Make sure you fill in any place that says `YOUR CODE HERE` or "YOUR ANSWER HERE", as well as your name and collaborators below:

In [None]:
NAME = ""
COLLABORATORS = ""

---

# DataTables, Indexes, Pandas, and Seaborn

## Some useful (free) resources

Introductory:

* [Getting started with Python for research](https://github.com/TiesdeKok/LearnPythonforResearch), a gentle introduction to Python in data-intensive research.

* [A Whirlwind Tour of Python](https://jakevdp.github.io/WhirlwindTourOfPython/index.html), by Jake VanderPlas, another quick Python intro (with notebooks).

Core Pandas/Data Science books:

* [The Python Data Science Handbook](https://jakevdp.github.io/PythonDataScienceHandbook/), by Jake VanderPlas.

* [Python for Data Analysis, 2nd Edition](http://proquest.safaribooksonline.com/book/programming/python/9781491957653), by  Wes McKinney, creator of Pandas. [Companion Notebooks](https://github.com/wesm/pydata-book)

* [Effective Pandas](https://github.com/TomAugspurger/effective-pandas), a book by Tom Augspurger, core Pandas developer.


Complementary resources:

* [An introduction to "Data Science"](https://github.com/stefanv/ds_intro), a collection of Notebooks by BIDS' [Stéfan Van der Walt](https://bids.berkeley.edu/people/st%C3%A9fan-van-der-walt).

* [Effective Computation in Physics](http://proquest.safaribooksonline.com/book/physics/9781491901564), by Kathryn D. Huff; Anthony Scopatz. [Notebooks to accompany the book](https://github.com/physics-codes/seminar).
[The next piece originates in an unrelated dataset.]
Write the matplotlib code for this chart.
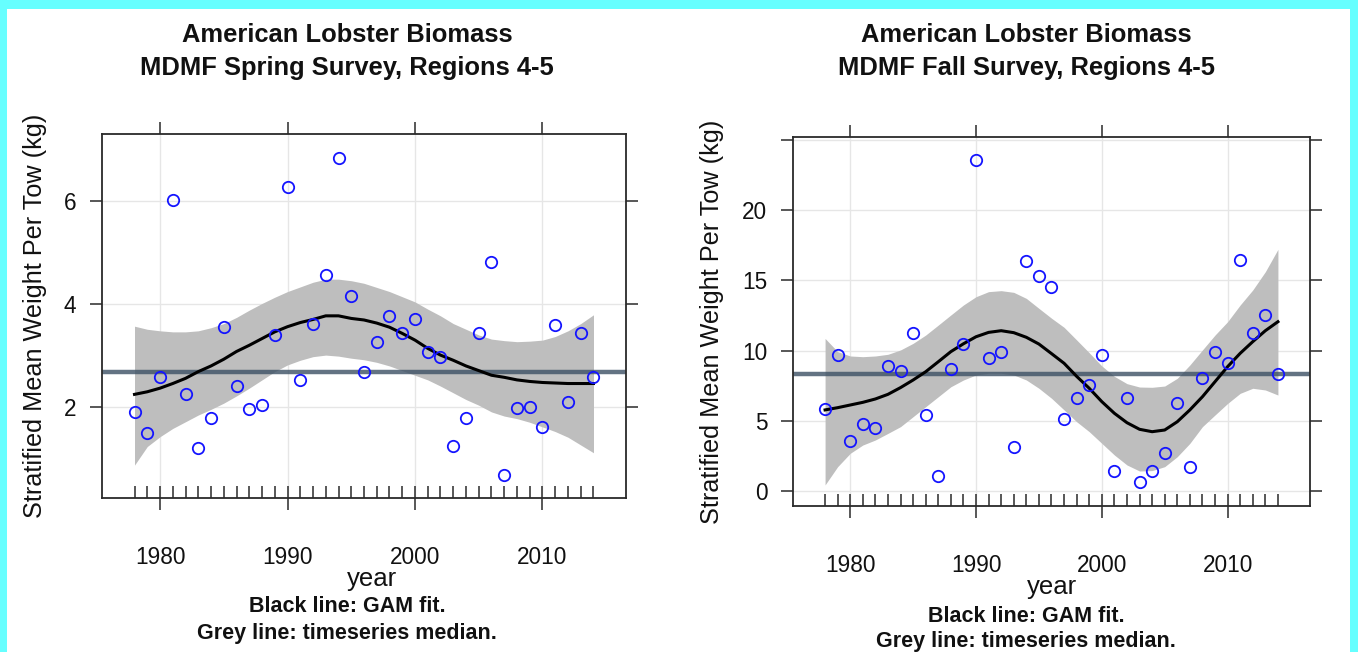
import numpy as np
import matplotlib
matplotlib.use("Agg")
import matplotlib.pyplot as plt
from matplotlib.patches import Rectangle

plt.rcParams['font.family'] = ['Liberation Sans', 'DejaVu Sans']

# ---- data -------------------------------------------------------------
years = np.arange(1978, 2015)

spring_biomass = [1.91, 1.50, 2.58, 6.01, 2.25, 1.22, 1.80, 3.55, 2.41, 1.97,
                  2.04, 3.40, 6.26, 2.53, 3.62, 4.56, 6.83, 4.16, 2.68, 3.26,
                  3.77, 3.44, 3.71, 3.07, 2.98, 1.26, 1.80, 3.44, 4.82, 0.68,
                  1.99, 2.01, 1.62, 3.59, 2.10, 3.44, 2.59]
spring_fit = [2.25, 2.30, 2.37, 2.46, 2.56, 2.69, 2.80, 2.93, 3.08, 3.20,
              3.33, 3.46, 3.56, 3.64, 3.70, 3.77, 3.77, 3.72, 3.69, 3.63,
              3.55, 3.43, 3.30, 3.14, 3.01, 2.91, 2.80, 2.71, 2.62, 2.58,
              2.53, 2.50, 2.48, 2.47, 2.46, 2.46, 2.46]
spring_upper = [3.57, 3.51, 3.48, 3.46, 3.46, 3.48, 3.54, 3.62, 3.74, 3.88,
                4.01, 4.13, 4.24, 4.33, 4.42, 4.48, 4.48, 4.45, 4.40, 4.32,
                4.24, 4.14, 4.04, 3.90, 3.77, 3.62, 3.51, 3.40, 3.32, 3.29,
                3.27, 3.28, 3.30, 3.37, 3.48, 3.62, 3.79]
spring_lower = [0.88, 1.24, 1.43, 1.59, 1.72, 1.85, 1.96, 2.08, 2.22, 2.37,
                2.53, 2.69, 2.82, 2.91, 2.98, 3.01, 2.99, 2.95, 2.92, 2.87,
                2.80, 2.71, 2.62, 2.53, 2.41, 2.28, 2.15, 2.04, 1.91, 1.83,
                1.78, 1.71, 1.62, 1.53, 1.42, 1.27, 1.12]

fall_biomass = [5.81, 9.66, 3.56, 4.79, 4.46, 8.87, 8.56, 11.27, 5.39, 1.07,
                8.66, 10.46, 23.56, 9.47, 9.92, 3.11, 16.37, 15.33, 14.54, 5.15,
                6.64, 7.54, 9.66, 1.42, 6.64, 0.66, 1.42, 2.68, 6.26, 1.73,
                8.07, 9.92, 9.09, 16.44, 11.27, 12.50, 8.30]
fall_fit = [5.77, 5.93, 6.12, 6.31, 6.55, 6.88, 7.36, 7.90, 8.49, 9.20,
            9.92, 10.48, 10.98, 11.29, 11.41, 11.27, 10.94, 10.46, 9.78, 9.09,
            8.16, 7.31, 6.36, 5.53, 4.86, 4.39, 4.22, 4.34, 4.93, 5.77,
            6.71, 7.78, 8.85, 9.80, 10.63, 11.41, 12.05]
fall_upper = [10.86, 9.92, 9.61, 9.56, 9.61, 9.73, 10.04, 10.51, 11.10, 11.81,
              12.53, 13.24, 13.83, 14.19, 14.26, 14.14, 13.71, 13.00, 12.30, 11.65,
              10.75, 9.84, 8.90, 8.16, 7.64, 7.40, 7.38, 7.47, 8.02, 8.97,
              10.04, 11.10, 12.05, 13.24, 14.31, 15.61, 17.20]
fall_lower = [0.43, 1.73, 2.68, 3.27, 3.63, 4.10, 4.58, 5.29, 6.00, 6.71,
              7.42, 7.90, 8.26, 8.38, 8.38, 8.26, 7.90, 7.31, 6.60, 5.77,
              4.93, 4.22, 3.39, 2.56, 1.85, 1.42, 1.45, 1.73, 2.44, 3.39,
              4.58, 5.41, 6.23, 6.95, 7.31, 7.19, 6.83]

x_ticks = [1980, 1990, 2000, 2010]
spring_yticks = [2, 4, 6]
spring_ytick_labels = ['2', '4', '6']
fall_yticks = [0, 5, 10, 15, 20, 25]
fall_ytick_labels = ['0', '5', '10', '15', '20', '']

title_line1 = "American Lobster Biomass"
spring_title2 = "MDMF Spring Survey, Regions 4-5"
fall_title2 = "MDMF Fall Survey, Regions 4-5"
ylabel = "Stratified Mean Weight Per Tow (kg)"
xlabel = "year"
note1 = "Black line: GAM fit."
note2 = "Grey line: timeseries median."

# ---- figure -----------------------------------------------------------
W, H = 1358, 652
fig = plt.figure(figsize=(W / 100, H / 100), dpi=100)
fig.patch.set_facecolor('white')


def fx(x):
    return x / W


def fy(y):
    return 1 - y / H


cyan = '#66ffff'
for rect in [(0, 0, 7, H), (0, 0, W, 9), (1350, 0, W - 1350, H)]:
    x0, y0, w, h = rect
    fig.add_artist(Rectangle((fx(x0), fy(y0 + h)), w / W, h / H,
                             transform=fig.transFigure, facecolor=cyan,
                             edgecolor='none', zorder=-10))

TEXT = '#111111'
FRAME = '#2a2a2a'


def draw_panel(box, values, fit, lower, upper, yticks, ytick_labels, ylim,
               title2, page_cx, xlab_cx, text_rows):
    left, top, right, bottom = box
    ax = fig.add_axes([fx(left), fy(bottom), (right - left) / W, (bottom - top) / H])
    ax.set_xlim(1975.45, 2016.55)
    ax.set_ylim(*ylim)

    ax.set_xticks(x_ticks)
    ax.set_xticklabels([str(t) for t in x_ticks])
    ax.set_yticks(yticks)
    ax.set_yticklabels(ytick_labels)
    ax.grid(True, color='#e6e6e6', linewidth=1.0, zorder=0)
    ax.set_axisbelow(True)

    ax.fill_between(years, lower, upper, color='#bebebe', linewidth=0, zorder=1)
    ax.axhline(np.median(values), color='#3c5064', alpha=0.8, linewidth=3.2, zorder=2)
    ax.plot(years, fit, color='black', linewidth=2.2, zorder=3)
    ax.plot(years, values, linestyle='none', marker='o', markersize=8.2,
            markerfacecolor='none', markeredgecolor='#1414ff',
            markeredgewidth=1.3, zorder=4)
    # rug of survey years along the bottom of the panel
    rug_h = 12 / (bottom - top)
    ax.vlines(years, 0, rug_h, transform=ax.get_xaxis_transform(),
              colors=FRAME, linewidth=1.1, zorder=5)

    for s in ax.spines.values():
        s.set_color(FRAME)
        s.set_linewidth(1.3)
    ax.tick_params(axis='both', which='major', direction='out', length=8.6,
                   width=1.1, color=FRAME, top=True, right=True,
                   labeltop=False, labelright=False, labelsize=16.3,
                   labelcolor=TEXT)
    ax.tick_params(axis='x', pad=26.3)
    ax.tick_params(axis='y', pad=9.9)

    panel_cy = (top + bottom) / 2
    t1_y, t2_y, lab_y, n1_y, n2_y, ylab_x = text_rows
    fig.text(fx(page_cx), fy(t1_y), title_line1, ha='center', va='center',
             fontsize=18.4, fontweight='bold', color=TEXT)
    fig.text(fx(page_cx), fy(t2_y), title2, ha='center', va='center',
             fontsize=18.4, fontweight='bold', color=TEXT)
    fig.text(fx(xlab_cx), fy(lab_y), xlabel, ha='center', va='center',
             fontsize=18.5, color=TEXT)
    fig.text(fx(page_cx), fy(n1_y), note1, ha='center', va='center',
             fontsize=15.5, fontweight='bold', color=TEXT)
    fig.text(fx(page_cx), fy(n2_y), note2, ha='center', va='center',
             fontsize=15.5, fontweight='bold', color=TEXT)
    fig.text(fx(ylab_x), fy(panel_cy), ylabel, ha='center', va='center',
             rotation=90, fontsize=18.2, color=TEXT)
    return ax


draw_panel((102, 134, 626, 498), spring_biomass, spring_fit, spring_lower,
           spring_upper, spring_yticks, spring_ytick_labels, (0.244, 7.29),
           spring_title2, 347, 372, (35, 68, 579, 607, 633, 35))
draw_panel((793, 137, 1310, 506), fall_biomass, fall_fit, fall_lower,
           fall_upper, fall_yticks, fall_ytick_labels, (-1.07, 25.2),
           fall_title2, 1026, 1052, (35, 68, 587, 617, 642, 712))

fig.savefig('out.png', dpi=100, facecolor=fig.get_facecolor())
Don't be fooled by the title, it's a great book on modern computational practices with very little that's physics-specific.
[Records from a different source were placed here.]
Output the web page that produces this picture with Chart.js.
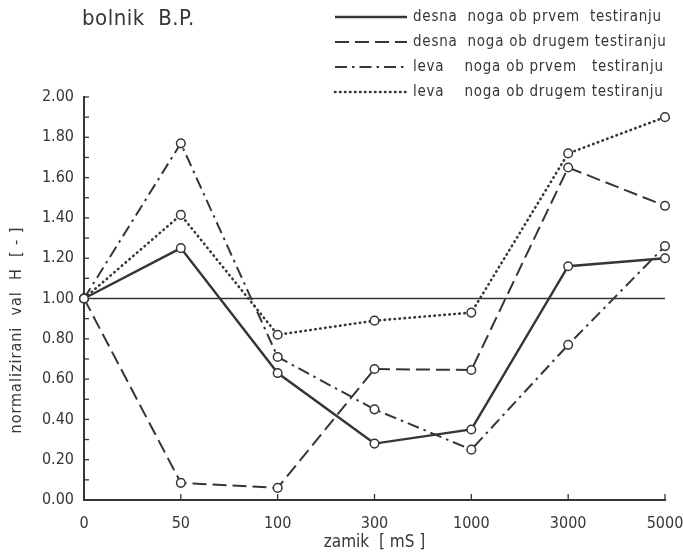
<!DOCTYPE html>
<html>
<head>
<meta charset="utf-8">
<script src="https://cdn.jsdelivr.net/npm/chart.js@4"></script>
<style>
  html, body { margin: 0; padding: 0; background: #fff; }
  #wrap { width: 683px; height: 557px; position: relative; }
</style>
</head>
<body>
<div id="wrap"><canvas id="chart" width="683" height="557"></canvas></div>
<script>
  // data
  const categories = ['0', '50', '100', '300', '1000', '3000', '5000'];
  const desnaPrvem = [1.00, 1.25, 0.63, 0.28, 0.35, 1.16, 1.20];
  const desnaDrugem = [1.00, 0.085, 0.06, 0.65, 0.645, 1.65, 1.46];
  const levaPrvem = [1.00, 1.77, 0.71, 0.45, 0.25, 0.77, 1.26];
  const levaDrugem = [1.00, 1.415, 0.82, 0.89, 0.93, 1.72, 1.90];
  const yTicks = [0, 0.2, 0.4, 0.6, 0.8, 1.0, 1.2, 1.4, 1.6, 1.8, 2.0];
  const refValue = 1.00;

  const ink = '#363636';
  const font = '"DejaVu Sans Condensed", sans-serif';

  const legendRows = [
    { text: 'desna  noga ob prvem  testiranju', dash: [], width: 2.4, cap: 'butt' },
    { text: 'desna  noga ob drugem testiranju', dash: [14, 6], width: 2, cap: 'butt' },
    { text: 'leva    noga ob prvem   testiranju', dash: [12, 5, 2.5, 5], width: 2, cap: 'butt' },
    { text: 'leva    noga ob drugem testiranju', dash: [0.5, 4.5], width: 2.6, cap: 'round' }
  ];

  function series(label, data, row) {
    return {
      label: label,
      data: data,
      borderColor: ink,
      borderWidth: row.width,
      borderDash: row.dash,
      borderCapStyle: row.cap,
      pointRadius: 4.3,
      pointBorderWidth: 1.5,
      pointBackgroundColor: '#fff',
      pointBorderColor: ink,
      tension: 0,
      fill: false
    };
  }

  // title, legend, y title, reference line and inward ticks
  const decor = {
    id: 'decor',
    beforeDatasetsDraw(chart) {
      const { ctx, chartArea: a, scales } = chart;
      const y1 = scales.y.getPixelForValue(refValue);
      ctx.save();
      ctx.strokeStyle = ink;
      ctx.lineWidth = 1.3;
      ctx.beginPath();
      ctx.moveTo(a.left, y1);
      ctx.lineTo(a.right, y1);
      ctx.stroke();

      // minor + major ticks on y, pointing inward
      for (let v = 0; v <= 2.0001; v += 0.1) {
        const py = scales.y.getPixelForValue(v);
        ctx.beginPath();
        ctx.moveTo(a.left, py);
        ctx.lineTo(a.left + 5, py);
        ctx.stroke();
      }
      // ticks on x
      categories.forEach((c, i) => {
        const px = scales.x.getPixelForValue(i);
        ctx.beginPath();
        ctx.moveTo(px, a.bottom);
        ctx.lineTo(px, a.bottom - 6);
        ctx.stroke();
      });
      ctx.restore();
    },
    afterDraw(chart) {
      const { ctx } = chart;
      ctx.save();
      ctx.fillStyle = ink;
      ctx.textBaseline = 'middle';
      ctx.letterSpacing = '0.5px';
      ctx.font = '22px ' + font;
      ctx.fillText('bolnik  B.P.', 82, 19);

      ctx.font = '15px ' + font;
      ctx.letterSpacing = '0.75px';
      legendRows.forEach((r, i) => {
        const y = 17 + i * 25;
        ctx.strokeStyle = ink;
        ctx.lineWidth = r.width;
        ctx.lineCap = r.cap;
        ctx.setLineDash(r.dash);
        ctx.beginPath();
        ctx.moveTo(335, y);
        ctx.lineTo(407, y);
        ctx.stroke();
        ctx.setLineDash([]);
        ctx.fillText(r.text, 413, y);
      });

      // y axis title
      ctx.translate(17, 330);
      ctx.rotate(-Math.PI / 2);
      ctx.textAlign = 'center';
      ctx.font = '16px ' + font;
      ctx.letterSpacing = '1px';
      ctx.fillText('normalizirani  val  H  [ - ]', 0, 0);
      ctx.restore();
    }
  };

  new Chart(document.getElementById('chart'), {
    type: 'line',
    data: {
      labels: categories,
      datasets: [
        series('desna noga ob prvem testiranju', desnaPrvem, legendRows[0]),
        series('desna noga ob drugem testiranju', desnaDrugem, legendRows[1]),
        series('leva noga ob prvem testiranju', levaPrvem, legendRows[2]),
        series('leva noga ob drugem testiranju', levaDrugem, legendRows[3])
      ]
    },
    options: {
      responsive: false,
      animation: false,
      layout: { padding: { left: 0, right: 0, top: 97, bottom: 0 } },
      plugins: {
        legend: { display: false },
        tooltip: { enabled: false }
      },
      scales: {
        x: {
          offset: false,
          grid: { display: false },
          border: { color: ink, width: 2 },
          ticks: { color: ink, font: { family: font, size: 16 }, padding: 6, maxRotation: 0 },
          title: { display: true, text: 'zamik  [ mS ]', color: ink, font: { family: font, size: 17 }, padding: { top: 2 } },
          afterFit: s => { s.height = 57; s.paddingLeft = 0; s.paddingRight = 18; }
        },
        y: {
          min: 0,
          max: 2,
          afterBuildTicks: s => { s.ticks = yTicks.map(v => ({ value: v })); },
          grid: { display: false },
          border: { color: ink, width: 2 },
          ticks: {
            color: ink,
            font: { family: font, size: 16 },
            padding: 2,
            callback: v => Number(v).toFixed(2)
          },
          afterFit: s => { s.width = 84; }
        }
      }
    },
    plugins: [decor]
  });
</script>
</body>
</html>
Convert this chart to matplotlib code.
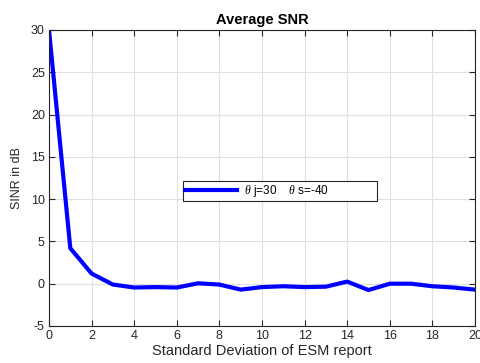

OK, let's load and configure some of our core libraries (as an aside, you can find a nice visual gallery of available matplotlib sytles [here](https://tonysyu.github.io/raw_content/matplotlib-style-gallery/gallery.html)).

In [None]:
%matplotlib inline
import matplotlib.pyplot as plt
import seaborn as sns
import numpy as np
import pandas as pd

plt.style.use('fivethirtyeight')
sns.set_context("notebook")

## Getting the Data

https://www.ssa.gov/OACT/babynames/index.html

https://www.ssa.gov/data

As we saw before, we can download data from the internet with Python, and do so only if needed:

In [None]:
import requests
from pathlib import Path

namesbystate_path = Path('namesbystate.zip')
data_url = 'https://www.ssa.gov/oact/babynames/state/namesbystate.zip'

if not namesbystate_path.exists():
    print('Downloading...', end=' ')
    resp = requests.get(data_url)
    with namesbystate_path.open('wb') as f:
        f.write(resp.content)
    print('Done!')

## Question 2: Most popular names in all states for each year of each gender?

### Put all DFs together

Again, we'll work off our in-memory, compressed zip archive and pull the data out of it into Pandas DataFrames without ever putting it all on disk. We can see how large the compressed and uncompressed data is:

In [None]:
import zipfile
zf = zipfile.ZipFile(namesbystate_path, 'r')
sum(f.file_size for f in zf.filelist)/1_000_000

In [None]:
sum(f.compress_size for f in zf.filelist)/1_000_000

In [None]:
__/_  # divide the next-previous result by the previous one

We want a single huge dataframe containing every state's data. Let's start by reading in the dataframe for each state into a Python list of dataframes.

In [None]:
%%time
data_frames_for_all_states = []

field_names = ['State', 'Sex', 'Year', 'Name', 'Count']
i = 0
for f in zf.filelist:
    i += 1
    if not f.filename.endswith('.TXT'):
        continue
    if (i > 51):
        break
    with zf.open(f) as fh:
        data_frames_for_all_states.append(pd.read_csv(fh, header=None, names=field_names))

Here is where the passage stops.